News and Opinion from Sisters, Oregon
Don’t eat sugar; cut out cholesterol. What about preservatives, gluten, dairy and all the other dietary villains? Hey, did you see what Dr. Oz said? A person who is diet conscious is bombarded with the can’ts, the don’ts and the stops. What about the cans, the shoulds, and the musts? Flip the way you position yourself around your diet and it can change everything.
This is the basis of an “eat everything diet”.
What does the eat everything diet mean? An eating pattern which places nothing off limits but asks us to thoughtfully think about the healthful aspects in the foods we eat and eat according to tastes and preferences.
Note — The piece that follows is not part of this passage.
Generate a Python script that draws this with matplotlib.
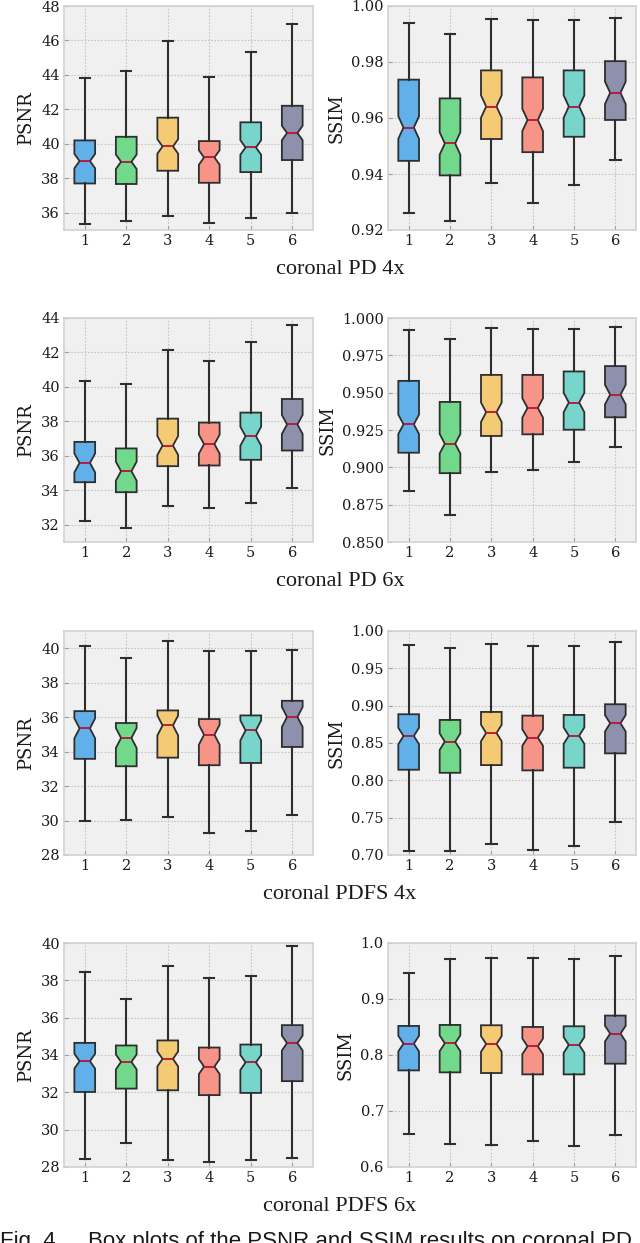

Eat more and embrace healthy aspects of food, rather than shunning the perceived perils. For example, a person might get confused that sugar is present in fruit, therefore, they ought not to be eating it. Now, that’s certainly not true; eating fruit is a healthy snack anyone can agree with.
Part of the reason people fail with diets is that they’ve been under the impression that complexity and agony begets success. There must be a hack, a secret, or knowledge they don’t possess. They need to push harder, get motivated, and embrace the hunger. Actually, a simple mindset around how to eat supersedes the need for complexity.
A lot of times, nuances actually discourage a healthy diet. A diet shouldn’t cause stress; there need not be strict avoidance. You don’t need to count the sugar in grapes versus sugar in blueberries. You don’t need to ponder whether kale is better than spinach, if brown rice is better than white. All exist within such a narrow bandwidth that as long as you eat any of them, in the right portions, you will be on target.
Consider the ways to improve eating habits rather than cutting out entire food groups or subgroups. Maybe eating fruit instead of tortilla chips would be healthier? Maybe a baked potato instead of fried potatoes is a better side. Does the burger need two patties, bacon, and cheese? How about eating a salad as an appetizer to squash the anguish of hunger beckoning against the rational voice to eat less.
If this seems to be against your diet dogma or experience, that’s because what grips and captivates are the extremes. This is how media, politics, and word of mouth spread some of the less positive messages in the world.
If you have tried and tried with nothing but failure to show, perhaps you can learn something from adding more foods, and knowing you can — and should — eat it all.